To Jeff Graham, executive director of the Atlanta-based AIDS Survival Project, last week's vote -- beyond merely pandering to right-wing Christian constituents -- bore the sting of a hate crime.
"We really feel like we've been kicked in the stomach," he says. "It was like coming out all over again and having people say, 'You disgust me and I want nothing to do with you.'"
Graham, 39, explains that he and his partner of 15 years first thought seriously about marriage a decade ago when the Hawaii Legislature was debating the issue. Marriage suddenly seemed a realistic goal, something to be wished for. In recent years, they had been encouraged by what looked like progress.
"We think we've made such strides in Georgia -- we've got gay politicians, gay business leaders, gay church leaders," Graham says. "Then we see a vote like last week's and we realize, 'People really hate us.'"
Perhaps it was foolish to expect more.
Perhaps that's not a good path to success in politics.
They do disgust me and I do want nothing to do with them. This is how the predominant culture in a society influences and determines what is accepted and not accepted within the social group. Get over it - it's life. And yes, thinking about what you do disgusts me - but not as much as the thought that gays define themselves as humans by what they do behind closed doors in a bedroom.
Sick and sad.
Dead lie.
Less than 10% say their vote (against him) was over the flag.
The liberals don't want to admit it, but THAT is the truth.
Yes, I have. Read one of her articles.
Well, it became the 21st century 1/01/01. That was awhile ago.
please refer to the March 31 vote by the General Assembly that will sully the November ballot with a statewide referendum to ban gay marriage.
Even BILL KLINTON of all people signed a defense of marriage act.
"It's very demoralizing to turn on the TV every day and be told that you're not worth anything, that your feelings don't matter,"
Feeeeeeeeeeeeeelings????
such Deep South cultural backwaters as Alabama and (shudder) Mississippi?
What's wrong with Alabama and Mississippi? From what I've heard lately, a lot of people are moving there, particularly on the gulf coast which is supposed to be a real nice area. While Georgians complain about their children's rank at the bottom of the SAT heap, they have no one but themselves to blame for electing a state school chief who believes it's her sacred duty to strike all mention of evolution from science classes.
I took the ACT, but I don't remember any evolution questions on it. Go figure.
Georgia's totem of intolerance, the Confederate battle flag.
If that's the biggest form of 'intolerance', you all are in very good shape actually.
Because they'd vote to keep it, that's why, and where would that leave us?
And that's their choice.

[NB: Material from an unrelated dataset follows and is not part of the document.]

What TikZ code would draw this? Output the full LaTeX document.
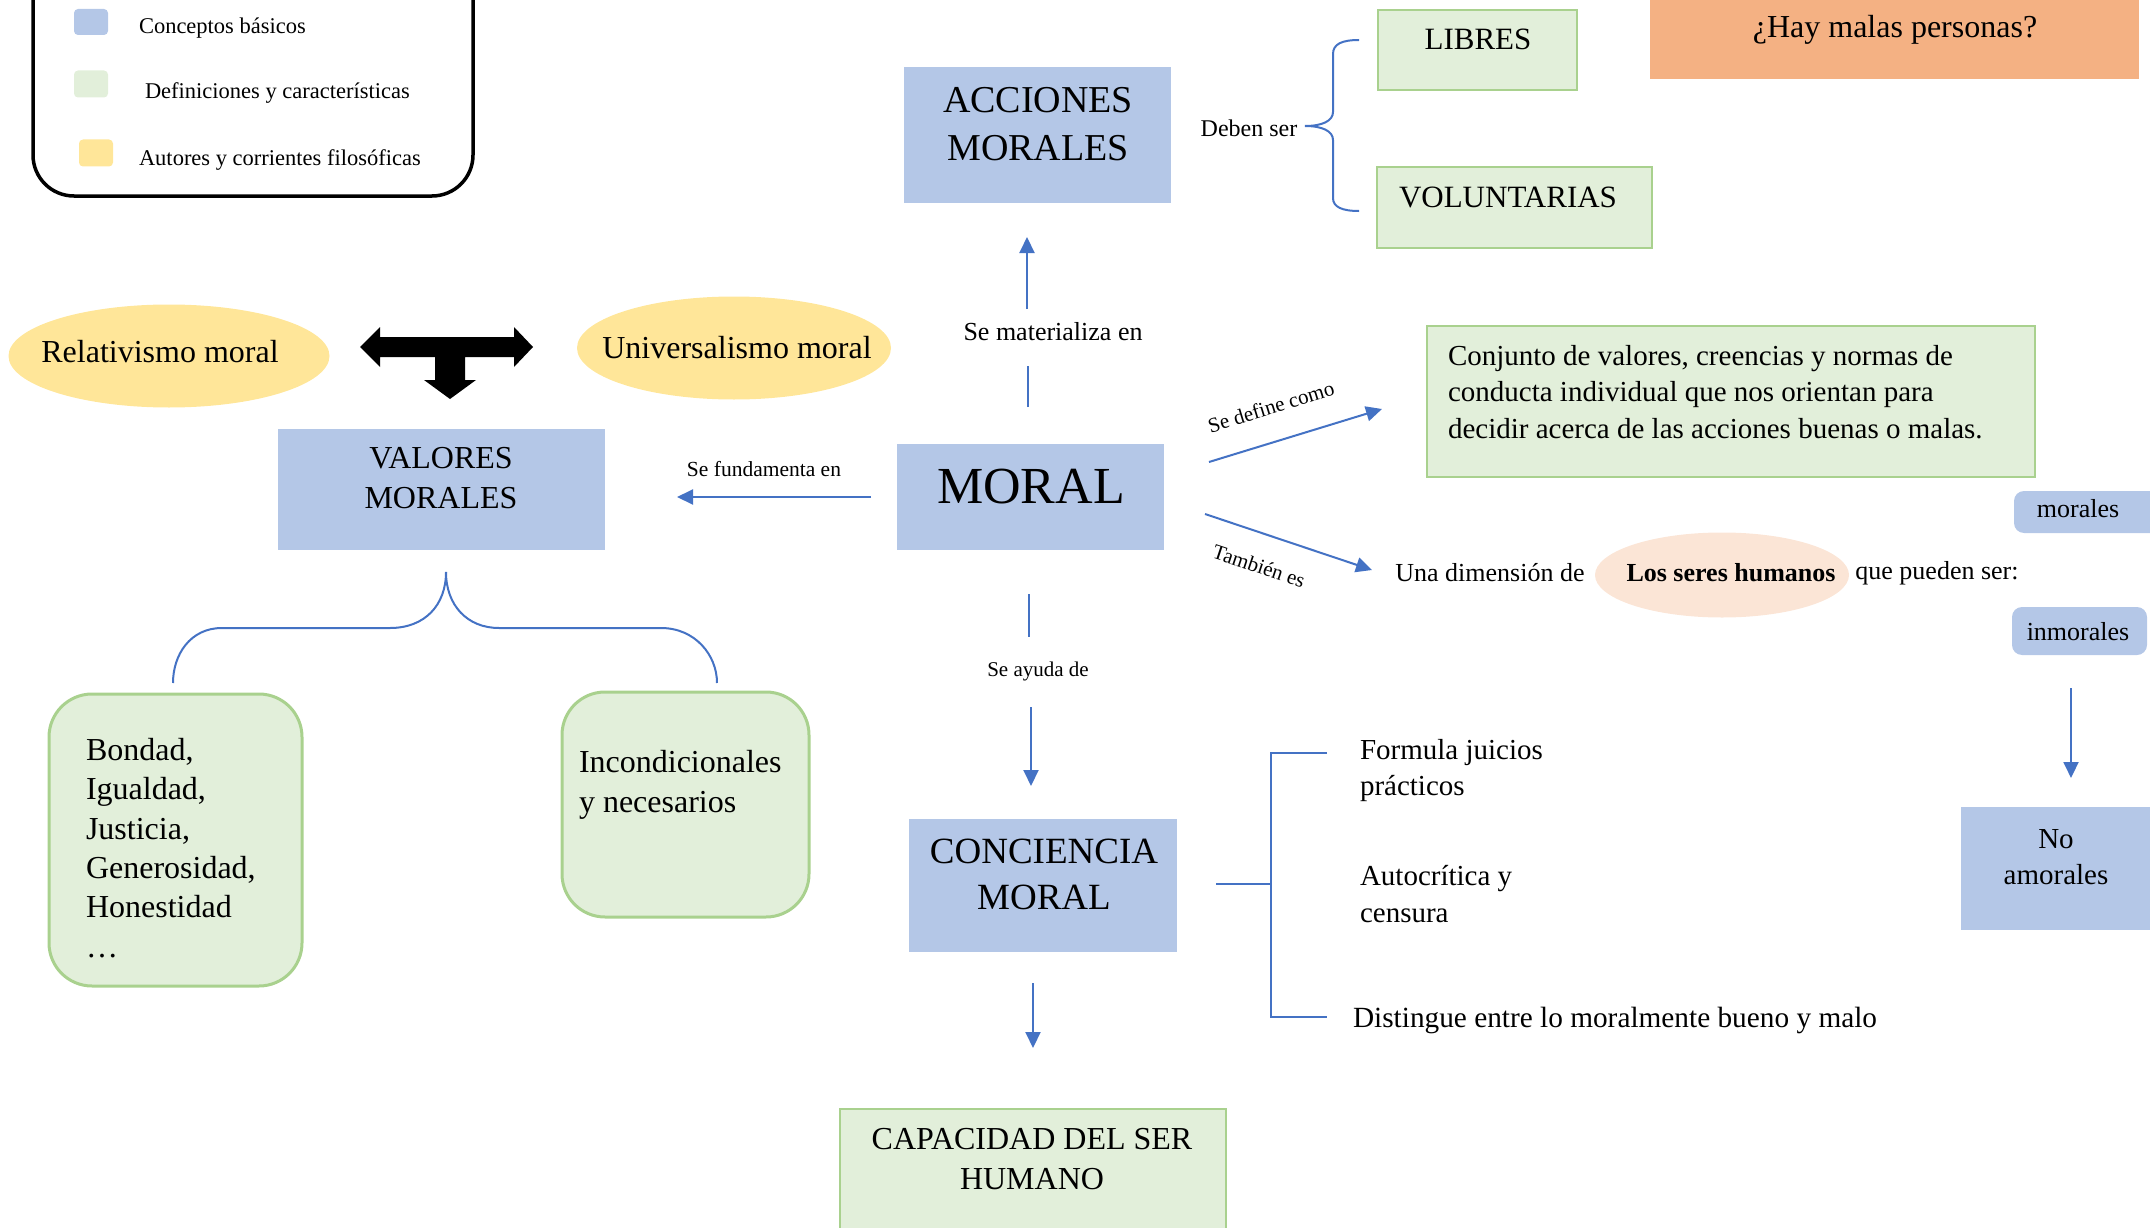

So what.
a laughingstock to the nation,
We got our own problems here.
a cautionary example to the Democratic Party
@#!^ the dems.
a pariah to industry.
Huh? Then why is Georgia so fastly growing?
U.S. Sen. Zell Miller argues that Northern liberals don't understand the Southern mindset. Moreover, they shouldn't try.

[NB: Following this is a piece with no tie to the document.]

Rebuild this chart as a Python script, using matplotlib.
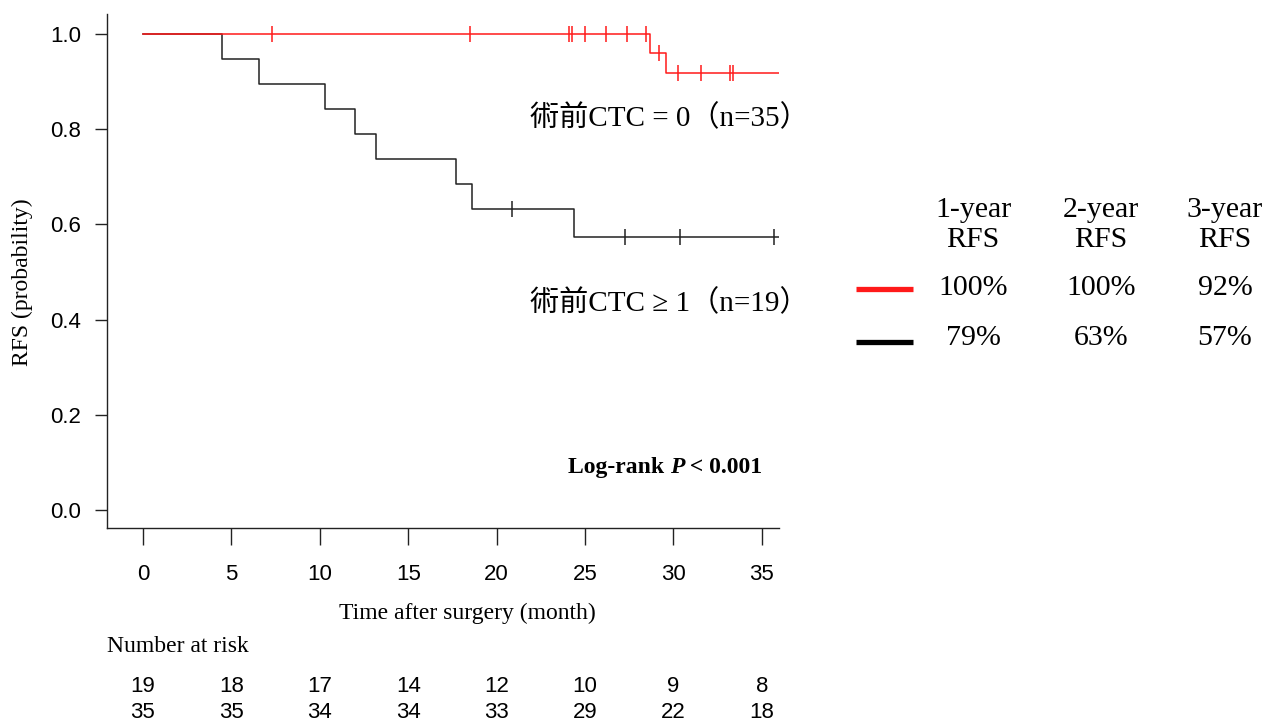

As a Midwestern Yankee conservative, he's right. Hell, I don't claim to understand it since I never lived there. And the South isn't the only area the Coastal liberals don't get.
These highfalutin Yankees, they come down here with their talk of environmental protection, gun control, a woman's right to choose -- they just don't get that we Southerners ain't having none of it, Miller contends.
Son, it ain't just the Southerners that don't like that crap. Gun grabbers aren't popular here either. The wrong type of environmental stuff puts us out of work, and this is a pro-life state for the most part.
It's discomfiting to think that Miller may be right -- that the South remains happily stuck in its own 19th-century time warp of gun-totin', God-fearing bigots
What in the blue hell does pro-life, pro-2a and pro-jobs have to do with being a bigot? NOTHING! What's that term Southerners have for people like this? Scalawags?.
'People really hate us.'"
I don't hate gays. Personally I think govt should get out of marriage altogether, as it is a religious institution(and Catholics actually don't recognize 'civil marriage' among its parishioners to begin with). I do believe in minding one's own business. The term 'get a room' is used for a reason. What you do in your house is none of my damn business. I don't want it to be 'my business' by it getting in my face either.
What an idiot. Gay marriage has never been legal in Georgia, so what's his point?
Thank you for saying that.
I'm a native Georgian, born and bred, so let me "address this issue"--
For the last 17 years, my wife & I have lived next door to a "woman who prefers other women."
( I am not attempting to be cute or coy- she has never described herself as gay or homosexual, or lesbian, so I do not use those terms to define her-- nonetheless, having known her for years prior to moving here, I am well aware of her proclivities )
She is nothing like the weird creatures you see on TV who are claimed to represent the Gay Community-- just a somewhat frumpy, middle-aged and middle-class businesswoman whose "partners" over the years have been other adult women.
She's a good neighbor, quiet, minds her own business, but always willing to lend a hand if you need it.
Frankly and bluntly, neither I or my wife care what she and another adult do in private- it is not any of our business, nor should it be.
I have lived all my life with the bigotry directed against Southerners by people who know nothing about the South other than what they think they learned from TV or the movies, and it gets really tiresome.
The family who lives across the street from us is black... and they are nice folks.
I grew up on an island where about a third of the population were black folks who were descendants of slaves from the great plantations once common here- and I will tell you this-- you do yourself no favors hating your neighbors for no good reason, like the color of their skin. When you grow up in a mixed community like I did, you learn to ignore superficial differences, and try to get along with your neighbors.
What I really care about is how people treat me and those dear to me- not what they look like, or do away from the public eye.